# START OF Task input
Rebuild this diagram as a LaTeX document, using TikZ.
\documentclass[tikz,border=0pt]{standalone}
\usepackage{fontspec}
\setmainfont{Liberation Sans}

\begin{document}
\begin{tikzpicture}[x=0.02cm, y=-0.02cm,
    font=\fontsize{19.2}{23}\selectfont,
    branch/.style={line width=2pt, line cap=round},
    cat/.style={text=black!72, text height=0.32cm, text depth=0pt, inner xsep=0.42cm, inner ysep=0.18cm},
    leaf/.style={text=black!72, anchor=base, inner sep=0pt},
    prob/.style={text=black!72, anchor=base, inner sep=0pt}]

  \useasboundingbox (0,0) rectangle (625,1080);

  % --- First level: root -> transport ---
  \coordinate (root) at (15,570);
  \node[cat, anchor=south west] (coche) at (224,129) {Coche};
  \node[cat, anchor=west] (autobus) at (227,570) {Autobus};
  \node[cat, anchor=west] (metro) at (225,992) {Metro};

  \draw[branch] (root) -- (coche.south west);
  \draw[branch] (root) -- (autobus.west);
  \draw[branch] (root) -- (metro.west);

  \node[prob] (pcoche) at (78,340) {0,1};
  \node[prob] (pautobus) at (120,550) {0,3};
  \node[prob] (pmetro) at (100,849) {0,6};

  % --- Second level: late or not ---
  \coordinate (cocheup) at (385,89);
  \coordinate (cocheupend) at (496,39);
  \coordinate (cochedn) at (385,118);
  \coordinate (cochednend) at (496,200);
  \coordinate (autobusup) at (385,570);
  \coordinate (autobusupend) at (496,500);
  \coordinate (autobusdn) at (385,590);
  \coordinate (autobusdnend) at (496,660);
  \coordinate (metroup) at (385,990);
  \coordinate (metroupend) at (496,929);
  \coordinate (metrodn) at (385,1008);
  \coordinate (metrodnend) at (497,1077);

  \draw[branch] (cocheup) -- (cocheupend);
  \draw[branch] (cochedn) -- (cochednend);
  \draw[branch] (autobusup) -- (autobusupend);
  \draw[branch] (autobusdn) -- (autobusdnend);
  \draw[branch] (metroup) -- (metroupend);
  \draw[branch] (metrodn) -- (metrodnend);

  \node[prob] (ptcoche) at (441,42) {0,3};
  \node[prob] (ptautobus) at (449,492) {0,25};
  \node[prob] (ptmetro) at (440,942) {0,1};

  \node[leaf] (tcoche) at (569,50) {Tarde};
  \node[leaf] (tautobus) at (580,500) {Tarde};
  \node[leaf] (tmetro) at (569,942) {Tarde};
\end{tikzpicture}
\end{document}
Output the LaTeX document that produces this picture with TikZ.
# END OF Task input
Copy each line from the data above that includes "LaTeX".

● Answer below
Rebuild this diagram as a LaTeX document, using TikZ.
Output the LaTeX document that produces this picture with TikZ.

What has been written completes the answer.